**Task details:**
From the first line of the data below through the line holding "fig = plt.figure(figsize=(W", output each line exactly and leave the pictures out.

**Information shown:**
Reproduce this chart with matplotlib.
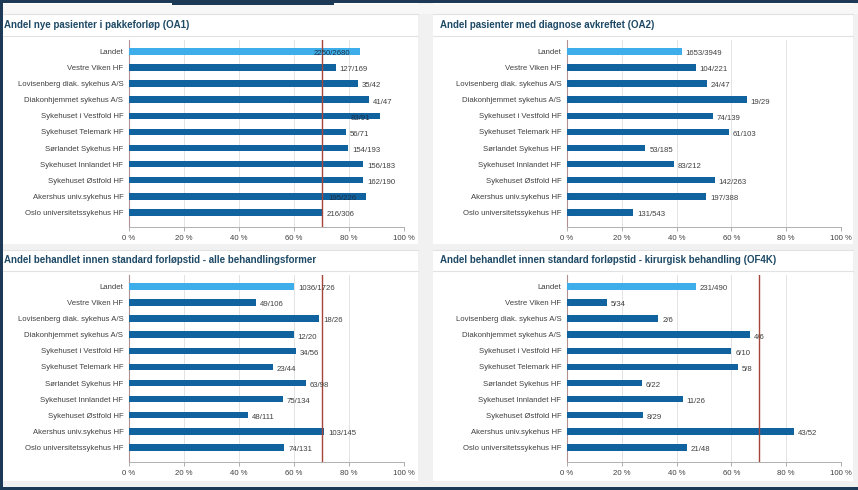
import matplotlib.pyplot as plt
from matplotlib.patches import Rectangle
from matplotlib.lines import Line2D

# hospitals, top to bottom
units = ['Landet', 'Vestre Viken HF', 'Lovisenberg diak. sykehus A/S',
         'Diakonhjemmet sykehus A/S', 'Sykehuset i Vestfold HF',
         'Sykehuset Telemark HF', 'Sørlandet Sykehus HF', 'Sykehuset Innlandet HF',
         'Sykehuset Østfold HF', 'Akershus univ.sykehus HF', 'Oslo universitetssykehus HF']

oa1_num = [2250, 127, 35, 41, 83, 56, 154, 156, 162, 195, 216]
oa1_den = [2680, 169, 42, 47, 91, 71, 193, 183, 190, 226, 306]

oa2_num = [1653, 104, 24, 19, 74, 61, 53, 83, 142, 197, 131]
oa2_den = [3949, 221, 47, 29, 139, 103, 185, 212, 263, 388, 543]

alle_num = [1036, 49, 18, 12, 34, 23, 63, 75, 48, 103, 74]
alle_den = [1726, 106, 26, 20, 56, 44, 98, 134, 111, 145, 131]

kir_num = [231, 5, 2, 4, 6, 5, 6, 11, 8, 43, 21]
kir_den = [490, 34, 6, 6, 10, 8, 22, 26, 29, 52, 48]

titles = ['Andel nye pasienter i pakkeforløp (OA1)',
          'Andel pasienter med diagnose avkreftet (OA2)',
          'Andel behandlet innen standard forløpstid - alle behandlingsformer',
          'Andel behandlet innen standard forløpstid - kirurgisk behandling (OF4K)']
targets = [0.70, None, 0.70, 0.70]
xticks = [0, 0.2, 0.4, 0.6, 0.8, 1.0]
xtick_labels = ['0 %', '20 %', '40 %', '60 %', '80 %', '100 %']

W, H = 858, 490
DARK = '#10639f'
LIGHT = '#3daeea'
NAVY = '#1c3a56'
TITLE_C = '#1f4a66'
TXT = '#404040'
FONT = 'Liberation Sans'


def rect(x0, y0, x1, y1):
    # pixel box (top-left origin) -> figure fraction
    return [x0 / W, 1 - y1 / H, (x1 - x0) / W, (y1 - y0) / H]


fig = plt.figure(figsize=(W / 100, H / 100), dpi=100, facecolor='white')

# background strips and frame
bg = fig.add_axes([0, 0, 1, 1])
bg.set_xlim(0, W)
bg.set_ylim(H, 0)
bg.axis('off')
bg.add_patch(Rectangle((418, 0), 15, H, color='#f1f1f1', lw=0))
bg.add_patch(Rectangle((853, 0), 5, H, color='#f1f1f1', lw=0))
bg.add_patch(Rectangle((0, 244), W, 6, color='#f1f1f1', lw=0))
bg.add_patch(Rectangle((0, 4), W, 10, color='#f7f7f7', lw=0))
bg.add_patch(Rectangle((0, 481), W, 6, color='#f1f1f1', lw=0))
for y in [14, 36, 250, 271]:
    bg.add_line(Line2D([3, 418], [y, y], color='#e2e2e2', lw=0.8))
    bg.add_line(Line2D([433, 853], [y, y], color='#e2e2e2', lw=0.8))
bg.add_patch(Rectangle((0, 0), W, 3, color=NAVY, lw=0))
bg.add_patch(Rectangle((172, 0), 162, 5, color=NAVY, lw=0))
bg.add_patch(Rectangle((0, 0), 2.5, H, color=NAVY, lw=0))
bg.add_patch(Rectangle((0, 487), W, 3, color=NAVY, lw=0))

panels = [
    (oa1_num, oa1_den, (129, 40, 404, 227), (4, 25)),
    (oa2_num, oa2_den, (567, 40, 841, 227), (440, 25)),
    (alle_num, alle_den, (129, 275, 404, 462), (4, 260)),
    (kir_num, kir_den, (567, 275, 841, 462), (440, 260)),
]

for i, (num, den, box, tpos) in enumerate(panels):
    bg.text(tpos[0], tpos[1], titles[i], color=TITLE_C, fontsize=7.0,
            fontweight='bold', family=FONT, va='center', ha='left')

    ax = fig.add_axes(rect(*box))
    ax.set_facecolor('none')
    shares = [n / d for n, d in zip(num, den)]
    ypos = list(range(len(units)))
    colors = [LIGHT] + [DARK] * (len(units) - 1)
    ax.barh(ypos, shares, height=0.4, color=colors, zorder=3)

    for y, s, n, d in zip(ypos, shares, num, den):
        lab = f'{n}/{d}'
        if s + 0.0185 * len(lab) + 0.01 > 1.0:
            ax.text(s - 0.035, y + 0.15, lab, ha='right', va='center',
                    fontsize=5.6, color='#1d2f45', family=FONT, zorder=5)
        else:
            ax.text(s + 0.014, y + 0.15, lab, ha='left', va='center',
                    fontsize=5.6, color=TXT, family=FONT, zorder=5)

    if targets[i] is not None:
        ax.axvline(targets[i], color='#a5463a', lw=1.0, zorder=4)

    ax.set_xlim(0, 1.0)
    ax.set_ylim(10.9, -0.7)
    ax.set_yticks(ypos)
    ax.set_yticklabels(units, fontsize=5.6, color=TXT, family=FONT)
    ax.set_xticks(xticks)
    ax.set_xticklabels(xtick_labels, fontsize=5.6, color=TXT, family=FONT)
    ax.tick_params(axis='y', length=0, pad=4)
    ax.tick_params(axis='x', length=3, width=0.6, color='#a0a0a0', pad=3)
    ax.grid(axis='x', color='#e3e3e3', lw=0.7, zorder=0)
    for side in ['top', 'right']:
        ax.spines[side].set_visible(False)
    ax.spines['left'].set_color('#b09090')
    ax.spines['left'].set_linewidth(0.8)
    ax.spines['bottom'].set_color('#b0b0b0')
    ax.spines['bottom'].set_linewidth(0.7)

fig.savefig('out.png', dpi=100, facecolor=fig.get_facecolor())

**Result of the exercise:**
Reproduce this chart with matplotlib.
import matplotlib.pyplot as plt
from matplotlib.patches import Rectangle
from matplotlib.lines import Line2D

# hospitals, top to bottom
units = ['Landet', 'Vestre Viken HF', 'Lovisenberg diak. sykehus A/S',
         'Diakonhjemmet sykehus A/S', 'Sykehuset i Vestfold HF',
         'Sykehuset Telemark HF', 'Sørlandet Sykehus HF', 'Sykehuset Innlandet HF',
         'Sykehuset Østfold HF', 'Akershus univ.sykehus HF', 'Oslo universitetssykehus HF']

oa1_num = [2250, 127, 35, 41, 83, 56, 154, 156, 162, 195, 216]
oa1_den = [2680, 169, 42, 47, 91, 71, 193, 183, 190, 226, 306]

oa2_num = [1653, 104, 24, 19, 74, 61, 53, 83, 142, 197, 131]
oa2_den = [3949, 221, 47, 29, 139, 103, 185, 212, 263, 388, 543]

alle_num = [1036, 49, 18, 12, 34, 23, 63, 75, 48, 103, 74]
alle_den = [1726, 106, 26, 20, 56, 44, 98, 134, 111, 145, 131]

kir_num = [231, 5, 2, 4, 6, 5, 6, 11, 8, 43, 21]
kir_den = [490, 34, 6, 6, 10, 8, 22, 26, 29, 52, 48]

titles = ['Andel nye pasienter i pakkeforløp (OA1)',
          'Andel pasienter med diagnose avkreftet (OA2)',
          'Andel behandlet innen standard forløpstid - alle behandlingsformer',
          'Andel behandlet innen standard forløpstid - kirurgisk behandling (OF4K)']
targets = [0.70, None, 0.70, 0.70]
xticks = [0, 0.2, 0.4, 0.6, 0.8, 1.0]
xtick_labels = ['0 %', '20 %', '40 %', '60 %', '80 %', '100 %']

W, H = 858, 490
DARK = '#10639f'
LIGHT = '#3daeea'
NAVY = '#1c3a56'
TITLE_C = '#1f4a66'
TXT = '#404040'
FONT = 'Liberation Sans'


def rect(x0, y0, x1, y1):
    # pixel box (top-left origin) -> figure fraction
    return [x0 / W, 1 - y1 / H, (x1 - x0) / W, (y1 - y0) / H]


fig = plt.figure(figsize=(W / 100, H / 100), dpi=100, facecolor='white')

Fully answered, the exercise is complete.